EXERCISE DETAILS.
Extract precisely the lines that run from the line containing "Give me the TikZ source for this diagram." to the end of the records below, with both ends included and pictures omitted.

SUPPLIED DATA.
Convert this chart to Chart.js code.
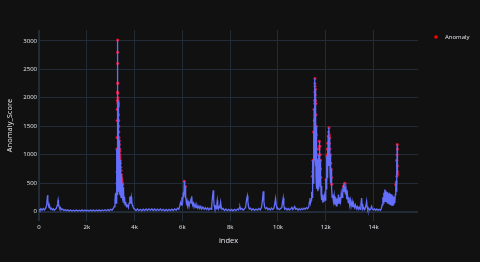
<!DOCTYPE html>
<html><head><meta charset="utf-8">
<script src="https://cdn.jsdelivr.net/npm/chart.js@4.4.1/dist/chart.umd.min.js"></script>
<style>html,body{margin:0;padding:0;background:#111111;}canvas{display:block;background:#111111;}</style>
</head><body>
<canvas id="c" width="480" height="262"></canvas>
<script>
// ---- Anomaly_Score series (index, value) ----
const indexValues = [
 0,40,80,130,180,230,280,320,345,360, 375,395,420,450,480,520,560,600,640,690,
 730,760,785,800,815,840,870,900,940,990, 1040,1090,1140,1200,1260,1320,1380,1440,1500,1560,
 1620,1680,1740,1800,1860,1920,1980,2040,2100,2160, 2220,2280,2340,2400,2460,2520,2580,2640,2700,2760,
 2820,2880,2940,3000,3060,3110,3150,
 3180,3200,3215,3230,3245,3258,3265,3272,3278,3284, 3290,3294,3298,3302,3306,3310,3314,3320,3326,3332,
 3338,3345,3352,3360,3368,3376,3384,3392,3400,3410, 3420,3432,3444,3456,3468,3480,3492,3505,3518,3530,
 3545,3560,3580,3600,3630,3660,3700,3740,3770,3800, 3815,3830,3845,3865,3880,3900,3930,3960,4000,
 4060,4120,4180,4240,4300,4360,4420,4480,4540,4600, 4660,4720,4780,4840,4900,4960,5020,5080,5140,5200,
 5260,5320,5380,5440,5500,5560,5620,5680,5740,5800, 5850,5890,
 5920,5950,5980,6010,6040,6060,6080,6095,6110,6120, 6135,6150,6170,6195,6220,6250,6280,6320,6350,6375,
 6390,6410,6430,6460,6490,6530,6570,6610,6650,6690, 6730,6770,6810,6860,6910,6960,7010,7060,7110,7160,
 7200,7230,7260,7290,7310,7330,7360,7390,7420,7445, 7460,7480,7510,7540,7570,7600,7625,7660,7700,
 7760,7820,7880,7940,8000,8060,8120,8180,8240,8300, 8350,8390,8410,8440,8490,8540,8600,8650,8690,8720,
 8740,8770,8800,8850,8900,8960,9020,9080,9140,9200, 9260,9310,9350,9385,9410,9440,9480,9530,9580,9630,
 9680,9730,9780,9830,9870,9900,9925,9960,10000,10060, 10110,10160,10195,10220,10245,10280,10330,10380,10430,10480,
 10540,10580,10620,10660,10700,10740,10790,10840,10890,10940, 10990,11040,11090,11140,11190,11240,11290,11320,11340,11360,
 11390,11410,11425,11435,11450,11465,11478,11490,11502,11514, 11526,11538,11548,11556,11565,11574,11583,11592,11601,11610,
 11620,11630,11645,11660,11675,11690,11705,11718,11728,11740, 11752,11764,11776,11790,11805,11820,11840,11860,11880,11900,
 11920,11945,11970,11990,12010,12025,12040,12055,12070,12085, 12100,12115,12134,12150,12165,12180,12195,12210,12225,12240,
 12250,12265,
 12290,12320,12350,12380,12410,12440,12470,12500,12530,12560, 12590,12620,12650,12680,12710,12740,12770,12800,12825,12850,
 12880,12910,12940,12970,13000,13030,13060,13100,13130,13160, 13200,13240,13280,13320,13360,13400,13440,13470,13500,13520,
 13550,13590,13630,13670,13710,13730,13760,13800,13840,13880, 13920,13950,13990,14040,14090,14140,14190,14240,14290,14330,
 14360,14390,14410,14430,14450,14470,14490,14510,14530,14550, 14570,14590,14610,14630,14650,14670,14690,14710,14730,14750,
 14770,14790,14810,14830,14850,14870,14890,14910,14930,14950, 14960,14970,14980,14990,15000
];
const scoreValues = [
 45,20,50,25,55,30,60,110,230,290, 200,120,70,90,45,60,30,50,25,45,
 60,110,170,205,150,90,55,70,35,45, 20,35,15,30,12,28,10,25,12,28,
 10,25,12,30,10,28,12,25,10,28, 12,26,10,28,12,30,12,28,14,32,
 15,35,18,40,25,55,90,
 200,310,330,150,420,1100,300,1600,500,2100, 3015,800,2250,600,1950,400,1900,700,1880,500,
 1500,350,1250,400,1100,300,1000,350,900,280, 780,250,650,300,560,250,500,220,430,200,
 380,160,260,120,170,90,110,70,150,260, 200,270,140,250,200,120,90,60,45,
 20,45,18,40,15,42,18,45,20,48, 22,50,20,45,18,42,20,45,18,40,
 15,38,15,40,18,42,20,48,25,60, 40,100,
 160,120,250,180,340,250,534,300,400,446, 230,280,150,190,110,160,90,180,230,150,
 270,170,120,150,80,130,70,110,60,100, 55,90,45,80,40,70,35,65,30,60,
 40,120,260,375,220,110,60,90,50,140, 194,100,50,90,70,164,80,40,55,
 20,45,18,40,15,38,15,40,18,45, 30,70,85,40,55,25,50,80,230,280,
 180,80,45,60,25,50,22,45,25,55, 30,70,200,357,180,80,50,70,35,55,
 30,60,35,60,150,229,120,50,60,35, 55,70,180,240,110,45,60,30,55,28,
 50,75,35,60,90,40,55,25,50,30, 55,35,60,40,70,50,90,180,240,150,
 200,350,250,621,400,900,500,1400,700,1800, 900,2100,2336,1000,2150,800,1900,600,1500,500,
 1100,400,915,357,700,400,1000,500,1238,600, 1150,450,900,600,300,450,200,300,158,250,
 170,280,200,400,563,400,974,600,1100,700, 1326,800,1473,900,1300,700,1000,500,750,400,
 417,250,
 300,180,280,120,250,100,230,130,300,150, 250,180,330,250,380,446,350,500,300,380,
 220,300,160,250,120,200,90,180,80,150, 70,120,50,90,40,80,40,120,240,130,
 40,70,35,80,181,90,30,55,25,50, 93,40,30,50,25,45,22,40,25,60,
 120,250,150,330,180,390,200,370,180,350, 160,340,150,320,140,330,130,310,120,300,
 110,280,100,260,120,230,150,300,475,520, 350,900,600,1180,650
];
// ---- Anomaly points ----
const anomalyIndex = [
 3258,3262,3265,3270,3272,3275,3280,3284,3290,3291, 3293,3295,3298,3300,3303,3306,3310,3314,3318,3322,
 3326,3330,3334,3338,3342,3348,3352,3358,3368,3376, 3384,3392,3400,3410,3420,3432,3444,3456,3468,3480,
 3492,3505,
 6080,6120,
 11435,11460,11465,11490,11514,11520,11530,11538,11540,11545, 11548,11552,11556,11565,11570,11583,11590,11601,11610,11620,
 11630,11645,11675,11705,11718,11728,11735,11752,11764,11776, 11785,11790,
 12010,12040,12055,12070,12085,12100,12120,12134,12145,12150, 12165,12175,12195,12210,12225,12235,12250,
 12740,12800,
 14930,14950,14970,14975,14985,14990,14993,14995,14997,15000
];
const anomalyScore = [
 1100,500,700,1300,1600,1800,1950,2100,3015,2800, 2600,2260,2250,2080,2000,1950,1920,1900,1890,1850,
 1880,1700,1600,1500,1400,1300,1250,1180,1100,1060, 1000,950,900,850,780,720,650,600,560,520,
 500,470,
 534,446,
 621,700,900,1400,1800,1600,1950,2100,1900,2250, 2336,2200,2050,2150,1950,1900,1700,1500,1350,1100,
 1000,915,700,1000,1100,1238,1150,1150,1000,900, 750,600,
 563,974,1000,1100,1200,1326,1400,1473,1350,1200, 1300,1100,1000,850,750,600,480,
 446,500,
 475,520,900,620,1000,1180,1100,800,700,650
];
// ---- Axes ----
const xTickValues = [0,2000,4000,6000,8000,10000,12000,14000];
const xTickLabels = ['0','2k','4k','6k','8k','10k','12k','14k'];
const yTickValues = [0,500,1000,1500,2000,2500,3000];
const yTickLabels = ['0','500','1000','1500','2000','2500','3000'];
const seriesNames = ['Anomaly_Score','Anomaly'];
const axisTitles = {x:'index', y:'Anomaly_Score'};

if (indexValues.length !== scoreValues.length) throw new Error('series length mismatch '+indexValues.length+' vs '+scoreValues.length);
if (anomalyIndex.length !== anomalyScore.length) throw new Error('anomaly length mismatch '+anomalyIndex.length+' vs '+anomalyScore.length);

const lineColor = '#636efa';
const anomalyColor = '#f0102a';
const gridColor = '#222c38';
const textColor = '#e4e7ec';
const fontFamily = '"Open Sans", "Noto Sans", sans-serif';

const legendPlugin = {
  id: 'plotlyLegend',
  afterDraw(chart) {
    const ctx = chart.ctx;
    ctx.save();
    ctx.fillStyle = '#ff0000';
    ctx.beginPath();
    ctx.arc(436, 37, 1.8, 0, Math.PI * 2);
    ctx.fill();
    ctx.font = '6px ' + fontFamily;
    ctx.fillStyle = textColor;
    ctx.textBaseline = 'middle';
    ctx.textAlign = 'left';
    ctx.fillText(chart.data.datasets[1].label, 445, 37);
    ctx.restore();
  }
};

new Chart(document.getElementById('c'), {
  type: 'line',
  data: {
    datasets: [
      {
        label: seriesNames[0],
        data: indexValues.map((x, i) => ({x: x, y: scoreValues[i]})),
        borderColor: lineColor,
        borderWidth: 1.3,
        pointRadius: 0,
        tension: 0,
        fill: false,
        order: 0
      },
      {
        label: seriesNames[1],
        data: anomalyIndex.map((x, i) => ({x: x, y: anomalyScore[i]})),
        showLine: false,
        pointRadius: 1.5,
        pointBackgroundColor: anomalyColor,
        pointBorderWidth: 0,
        borderColor: anomalyColor,
        order: 1
      }
    ]
  },
  options: {
    responsive: false,
    animation: false,
    devicePixelRatio: 1,
    layout: {padding: {top: 30, right: 62, left: 0, bottom: 0}},
    plugins: {legend: {display: false}, tooltip: {enabled: false}},
    scales: {
      x: {
        type: 'linear',
        min: 0,
        max: 15860,
        afterFit: s => { s.height = 41; },
        afterBuildTicks: s => { s.ticks = xTickValues.map(v => ({value: v})); },
        border: {display: false},
        grid: {color: gridColor, drawTicks: false, lineWidth: c => (c.tick && c.tick.value === 0 ? 2 : 1)},
        ticks: {
          color: textColor, padding: 3, maxRotation: 0, autoSkip: false,
          font: {family: fontFamily, size: 6},
          callback: (v, i) => xTickLabels[i]
        },
        title: {display: true, text: axisTitles.x, color: textColor,
          font: {family: fontFamily, size: 7.5}, padding: {top: 0, bottom: 17}}
      },
      y: {
        type: 'linear',
        min: -165,
        max: 3190,
        afterFit: s => { s.width = 39; },
        afterBuildTicks: s => { s.ticks = yTickValues.map(v => ({value: v})); },
        border: {display: false},
        grid: {color: gridColor, drawTicks: false, lineWidth: c => (c.tick && c.tick.value === 0 ? 2 : 1)},
        ticks: {
          color: textColor, padding: 2,
          font: {family: fontFamily, size: 6},
          callback: (v, i) => yTickLabels[i]
        },
        title: {display: true, text: axisTitles.y, color: textColor,
          font: {family: fontFamily, size: 7.5}, padding: {top: 5.5, bottom: 0}}
      }
    }
  },
  plugins: [legendPlugin]
});
</script>
</body></html>
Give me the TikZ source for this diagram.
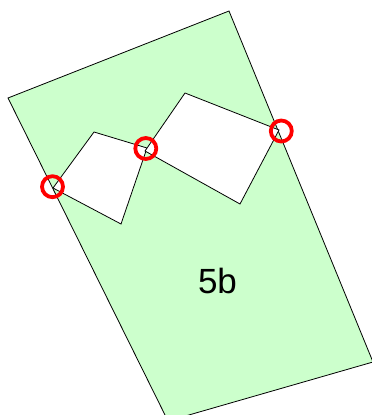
\documentclass[tikz,border=0pt]{standalone}
\usepackage{fontspec}
\setmainfont{Liberation Sans}
\begin{document}
\begin{tikzpicture}[x=1pt,y=-1pt,
  parcel/.style={fill={rgb,255:red,204;green,255;blue,204},draw=black,line width=0.8pt,line join=miter},
  hole/.style={fill=white,draw=black,line width=0.8pt},
  marker/.style={draw=red,line width=3.8pt}]
\useasboundingbox (0,0) rectangle (372,415);
\begin{scope}
\clip (0,0) rectangle (372,415);
\draw[parcel] (229,11) -- (373,362) -- (168,421) -- (8,98) -- cycle;
\end{scope}
\draw[hole] (53,188) -- (94,132) -- (147,148) -- (121,224) -- cycle;
\draw[hole] (145,151) -- (185,93) -- (279,130) -- (240,204) -- cycle;
\draw[marker] (52.5,186.7) circle (10.5);
\draw[marker] (145.8,148.5) circle (10.5);
\draw[marker] (281.3,131) circle (10.5);
\node (label) at (217.5,281) {\fontsize{35}{40}\selectfont 5b};
\end{tikzpicture}
\end{document}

EXPECTED ANSWER.
Give me the TikZ source for this diagram.
\documentclass[tikz,border=0pt]{standalone}
\usepackage{fontspec}
\setmainfont{Liberation Sans}
\begin{document}
\begin{tikzpicture}[x=1pt,y=-1pt,
  parcel/.style={fill={rgb,255:red,204;green,255;blue,204},draw=black,line width=0.8pt,line join=miter},
  hole/.style={fill=white,draw=black,line width=0.8pt},
  marker/.style={draw=red,line width=3.8pt}]
\useasboundingbox (0,0) rectangle (372,415);
\begin{scope}
\clip (0,0) rectangle (372,415);
\draw[parcel] (229,11) -- (373,362) -- (168,421) -- (8,98) -- cycle;
\end{scope}
\draw[hole] (53,188) -- (94,132) -- (147,148) -- (121,224) -- cycle;
\draw[hole] (145,151) -- (185,93) -- (279,130) -- (240,204) -- cycle;
\draw[marker] (52.5,186.7) circle (10.5);
\draw[marker] (145.8,148.5) circle (10.5);
\draw[marker] (281.3,131) circle (10.5);
\node (label) at (217.5,281) {\fontsize{35}{40}\selectfont 5b};
\end{tikzpicture}
\end{document}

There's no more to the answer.